The problem:
Copy all of the material exactly. Pictures are not to appear in the copy.
----------
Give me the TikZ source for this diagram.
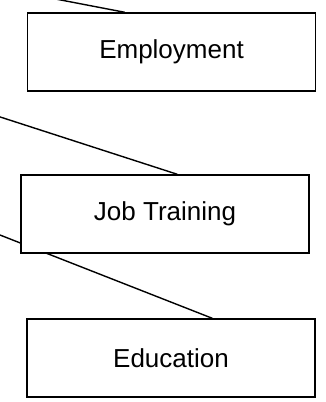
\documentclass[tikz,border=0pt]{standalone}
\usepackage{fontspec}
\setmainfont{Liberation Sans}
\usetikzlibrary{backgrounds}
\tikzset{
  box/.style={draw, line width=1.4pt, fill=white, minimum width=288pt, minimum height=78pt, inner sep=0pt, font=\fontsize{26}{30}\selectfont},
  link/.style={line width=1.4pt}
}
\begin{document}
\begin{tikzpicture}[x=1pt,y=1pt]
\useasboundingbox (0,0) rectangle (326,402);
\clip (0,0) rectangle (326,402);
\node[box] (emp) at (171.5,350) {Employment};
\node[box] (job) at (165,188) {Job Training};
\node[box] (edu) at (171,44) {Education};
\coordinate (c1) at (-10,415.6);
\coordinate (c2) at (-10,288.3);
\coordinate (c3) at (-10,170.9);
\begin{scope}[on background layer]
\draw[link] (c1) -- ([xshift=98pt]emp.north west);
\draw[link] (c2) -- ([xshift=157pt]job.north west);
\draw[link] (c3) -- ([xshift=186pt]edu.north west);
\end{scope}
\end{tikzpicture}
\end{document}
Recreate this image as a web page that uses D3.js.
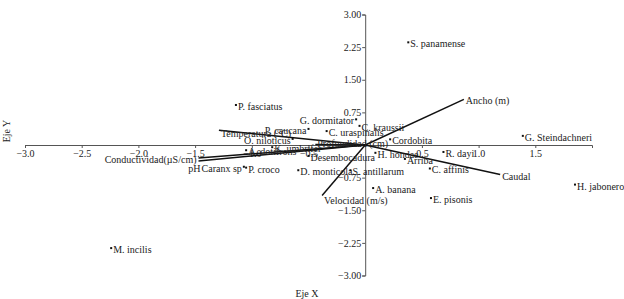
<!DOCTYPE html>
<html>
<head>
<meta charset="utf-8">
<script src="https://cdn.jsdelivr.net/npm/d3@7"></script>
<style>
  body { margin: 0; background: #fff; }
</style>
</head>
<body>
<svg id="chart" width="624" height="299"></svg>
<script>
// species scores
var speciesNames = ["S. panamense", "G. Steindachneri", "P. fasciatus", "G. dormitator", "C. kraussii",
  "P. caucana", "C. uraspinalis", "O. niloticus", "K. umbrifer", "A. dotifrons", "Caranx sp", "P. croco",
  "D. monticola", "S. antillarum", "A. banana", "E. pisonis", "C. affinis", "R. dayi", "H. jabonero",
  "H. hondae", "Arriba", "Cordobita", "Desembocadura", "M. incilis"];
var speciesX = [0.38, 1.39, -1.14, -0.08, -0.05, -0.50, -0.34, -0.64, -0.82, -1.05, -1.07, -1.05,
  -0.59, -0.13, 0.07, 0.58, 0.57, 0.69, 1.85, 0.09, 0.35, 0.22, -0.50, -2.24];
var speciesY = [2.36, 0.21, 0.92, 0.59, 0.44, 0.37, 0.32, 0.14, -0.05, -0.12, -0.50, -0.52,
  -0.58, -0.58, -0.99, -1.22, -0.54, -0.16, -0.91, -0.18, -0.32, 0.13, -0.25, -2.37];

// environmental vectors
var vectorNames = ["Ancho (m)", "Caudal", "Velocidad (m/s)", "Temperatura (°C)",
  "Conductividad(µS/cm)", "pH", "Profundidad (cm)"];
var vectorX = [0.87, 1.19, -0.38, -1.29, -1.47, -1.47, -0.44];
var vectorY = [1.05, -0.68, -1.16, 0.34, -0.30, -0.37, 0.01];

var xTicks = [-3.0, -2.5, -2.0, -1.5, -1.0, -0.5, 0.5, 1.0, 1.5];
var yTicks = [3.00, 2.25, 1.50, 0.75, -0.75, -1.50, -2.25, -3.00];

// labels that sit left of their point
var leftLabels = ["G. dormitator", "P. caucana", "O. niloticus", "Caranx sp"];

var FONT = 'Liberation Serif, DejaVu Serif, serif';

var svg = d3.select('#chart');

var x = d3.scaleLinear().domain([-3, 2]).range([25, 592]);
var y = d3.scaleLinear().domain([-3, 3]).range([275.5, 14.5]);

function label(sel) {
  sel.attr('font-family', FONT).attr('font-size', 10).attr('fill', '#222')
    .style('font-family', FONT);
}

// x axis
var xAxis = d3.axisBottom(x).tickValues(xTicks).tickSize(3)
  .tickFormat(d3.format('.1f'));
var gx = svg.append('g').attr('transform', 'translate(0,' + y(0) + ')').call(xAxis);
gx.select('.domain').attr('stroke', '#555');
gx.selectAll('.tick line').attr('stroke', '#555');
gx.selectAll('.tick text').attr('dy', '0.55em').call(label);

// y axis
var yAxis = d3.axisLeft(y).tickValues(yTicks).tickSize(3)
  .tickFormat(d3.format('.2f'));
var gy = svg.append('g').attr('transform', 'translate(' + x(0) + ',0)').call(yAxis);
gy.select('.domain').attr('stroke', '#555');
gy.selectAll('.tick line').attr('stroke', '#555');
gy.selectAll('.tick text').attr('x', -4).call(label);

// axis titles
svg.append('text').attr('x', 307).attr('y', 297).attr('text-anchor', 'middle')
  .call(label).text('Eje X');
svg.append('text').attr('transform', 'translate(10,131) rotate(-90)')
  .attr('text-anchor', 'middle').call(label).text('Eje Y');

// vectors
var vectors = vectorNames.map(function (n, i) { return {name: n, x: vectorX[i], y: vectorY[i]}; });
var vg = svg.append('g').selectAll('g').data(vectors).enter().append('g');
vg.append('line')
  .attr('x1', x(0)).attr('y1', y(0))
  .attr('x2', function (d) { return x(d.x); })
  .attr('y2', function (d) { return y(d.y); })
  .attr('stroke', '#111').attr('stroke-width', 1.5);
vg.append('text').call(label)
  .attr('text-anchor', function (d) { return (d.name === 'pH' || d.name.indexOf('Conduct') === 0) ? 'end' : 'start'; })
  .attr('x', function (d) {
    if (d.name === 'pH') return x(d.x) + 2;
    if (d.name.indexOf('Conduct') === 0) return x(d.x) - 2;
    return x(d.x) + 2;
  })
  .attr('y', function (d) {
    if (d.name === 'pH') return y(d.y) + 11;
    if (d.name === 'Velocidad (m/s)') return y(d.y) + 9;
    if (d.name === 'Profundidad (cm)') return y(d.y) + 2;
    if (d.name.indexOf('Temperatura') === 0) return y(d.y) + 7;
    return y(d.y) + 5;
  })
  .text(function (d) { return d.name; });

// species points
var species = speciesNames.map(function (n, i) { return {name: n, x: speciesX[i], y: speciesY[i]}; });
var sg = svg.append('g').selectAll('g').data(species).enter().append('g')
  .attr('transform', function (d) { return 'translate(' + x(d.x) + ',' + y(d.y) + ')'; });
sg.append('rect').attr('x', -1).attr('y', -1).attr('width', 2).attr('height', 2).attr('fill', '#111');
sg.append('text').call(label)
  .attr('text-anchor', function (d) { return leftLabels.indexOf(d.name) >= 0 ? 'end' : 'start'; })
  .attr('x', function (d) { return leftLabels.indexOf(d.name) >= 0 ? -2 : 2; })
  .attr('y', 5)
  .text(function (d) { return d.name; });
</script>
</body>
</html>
----------
Full solution:
Give me the TikZ source for this diagram.
\documentclass[tikz,border=0pt]{standalone}
\usepackage{fontspec}
\setmainfont{Liberation Sans}
\usetikzlibrary{backgrounds}
\tikzset{
  box/.style={draw, line width=1.4pt, fill=white, minimum width=288pt, minimum height=78pt, inner sep=0pt, font=\fontsize{26}{30}\selectfont},
  link/.style={line width=1.4pt}
}
\begin{document}
\begin{tikzpicture}[x=1pt,y=1pt]
\useasboundingbox (0,0) rectangle (326,402);
\clip (0,0) rectangle (326,402);
\node[box] (emp) at (171.5,350) {Employment};
\node[box] (job) at (165,188) {Job Training};
\node[box] (edu) at (171,44) {Education};
\coordinate (c1) at (-10,415.6);
\coordinate (c2) at (-10,288.3);
\coordinate (c3) at (-10,170.9);
\begin{scope}[on background layer]
\draw[link] (c1) -- ([xshift=98pt]emp.north west);
\draw[link] (c2) -- ([xshift=157pt]job.north west);
\draw[link] (c3) -- ([xshift=186pt]edu.north west);
\end{scope}
\end{tikzpicture}
\end{document}
Recreate this image as a web page that uses D3.js.
<!DOCTYPE html>
<html>
<head>
<meta charset="utf-8">
<script src="https://cdn.jsdelivr.net/npm/d3@7"></script>
<style>
  body { margin: 0; background: #fff; }
</style>
</head>
<body>
<svg id="chart" width="624" height="299"></svg>
<script>
// species scores
var speciesNames = ["S. panamense", "G. Steindachneri", "P. fasciatus", "G. dormitator", "C. kraussii",
  "P. caucana", "C. uraspinalis", "O. niloticus", "K. umbrifer", "A. dotifrons", "Caranx sp", "P. croco",
  "D. monticola", "S. antillarum", "A. banana", "E. pisonis", "C. affinis", "R. dayi", "H. jabonero",
  "H. hondae", "Arriba", "Cordobita", "Desembocadura", "M. incilis"];
var speciesX = [0.38, 1.39, -1.14, -0.08, -0.05, -0.50, -0.34, -0.64, -0.82, -1.05, -1.07, -1.05,
  -0.59, -0.13, 0.07, 0.58, 0.57, 0.69, 1.85, 0.09, 0.35, 0.22, -0.50, -2.24];
var speciesY = [2.36, 0.21, 0.92, 0.59, 0.44, 0.37, 0.32, 0.14, -0.05, -0.12, -0.50, -0.52,
  -0.58, -0.58, -0.99, -1.22, -0.54, -0.16, -0.91, -0.18, -0.32, 0.13, -0.25, -2.37];

// environmental vectors
var vectorNames = ["Ancho (m)", "Caudal", "Velocidad (m/s)", "Temperatura (°C)",
  "Conductividad(µS/cm)", "pH", "Profundidad (cm)"];
var vectorX = [0.87, 1.19, -0.38, -1.29, -1.47, -1.47, -0.44];
var vectorY = [1.05, -0.68, -1.16, 0.34, -0.30, -0.37, 0.01];

var xTicks = [-3.0, -2.5, -2.0, -1.5, -1.0, -0.5, 0.5, 1.0, 1.5];
var yTicks = [3.00, 2.25, 1.50, 0.75, -0.75, -1.50, -2.25, -3.00];

// labels that sit left of their point
var leftLabels = ["G. dormitator", "P. caucana", "O. niloticus", "Caranx sp"];

var FONT = 'Liberation Serif, DejaVu Serif, serif';

var svg = d3.select('#chart');

var x = d3.scaleLinear().domain([-3, 2]).range([25, 592]);
var y = d3.scaleLinear().domain([-3, 3]).range([275.5, 14.5]);

function label(sel) {
  sel.attr('font-family', FONT).attr('font-size', 10).attr('fill', '#222')
    .style('font-family', FONT);
}

// x axis
var xAxis = d3.axisBottom(x).tickValues(xTicks).tickSize(3)
  .tickFormat(d3.format('.1f'));
var gx = svg.append('g').attr('transform', 'translate(0,' + y(0) + ')').call(xAxis);
gx.select('.domain').attr('stroke', '#555');
gx.selectAll('.tick line').attr('stroke', '#555');
gx.selectAll('.tick text').attr('dy', '0.55em').call(label);

// y axis
var yAxis = d3.axisLeft(y).tickValues(yTicks).tickSize(3)
  .tickFormat(d3.format('.2f'));
var gy = svg.append('g').attr('transform', 'translate(' + x(0) + ',0)').call(yAxis);
gy.select('.domain').attr('stroke', '#555');
gy.selectAll('.tick line').attr('stroke', '#555');
gy.selectAll('.tick text').attr('x', -4).call(label);

// axis titles
svg.append('text').attr('x', 307).attr('y', 297).attr('text-anchor', 'middle')
  .call(label).text('Eje X');
svg.append('text').attr('transform', 'translate(10,131) rotate(-90)')
  .attr('text-anchor', 'middle').call(label).text('Eje Y');

// vectors
var vectors = vectorNames.map(function (n, i) { return {name: n, x: vectorX[i], y: vectorY[i]}; });
var vg = svg.append('g').selectAll('g').data(vectors).enter().append('g');
vg.append('line')
  .attr('x1', x(0)).attr('y1', y(0))
  .attr('x2', function (d) { return x(d.x); })
  .attr('y2', function (d) { return y(d.y); })
  .attr('stroke', '#111').attr('stroke-width', 1.5);
vg.append('text').call(label)
  .attr('text-anchor', function (d) { return (d.name === 'pH' || d.name.indexOf('Conduct') === 0) ? 'end' : 'start'; })
  .attr('x', function (d) {
    if (d.name === 'pH') return x(d.x) + 2;
    if (d.name.indexOf('Conduct') === 0) return x(d.x) - 2;
    return x(d.x) + 2;
  })
  .attr('y', function (d) {
    if (d.name === 'pH') return y(d.y) + 11;
    if (d.name === 'Velocidad (m/s)') return y(d.y) + 9;
    if (d.name === 'Profundidad (cm)') return y(d.y) + 2;
    if (d.name.indexOf('Temperatura') === 0) return y(d.y) + 7;
    return y(d.y) + 5;
  })
  .text(function (d) { return d.name; });

// species points
var species = speciesNames.map(function (n, i) { return {name: n, x: speciesX[i], y: speciesY[i]}; });
var sg = svg.append('g').selectAll('g').data(species).enter().append('g')
  .attr('transform', function (d) { return 'translate(' + x(d.x) + ',' + y(d.y) + ')'; });
sg.append('rect').attr('x', -1).attr('y', -1).attr('width', 2).attr('height', 2).attr('fill', '#111');
sg.append('text').call(label)
  .attr('text-anchor', function (d) { return leftLabels.indexOf(d.name) >= 0 ? 'end' : 'start'; })
  .attr('x', function (d) { return leftLabels.indexOf(d.name) >= 0 ? -2 : 2; })
  .attr('y', 5)
  .text(function (d) { return d.name; });
</script>
</body>
</html>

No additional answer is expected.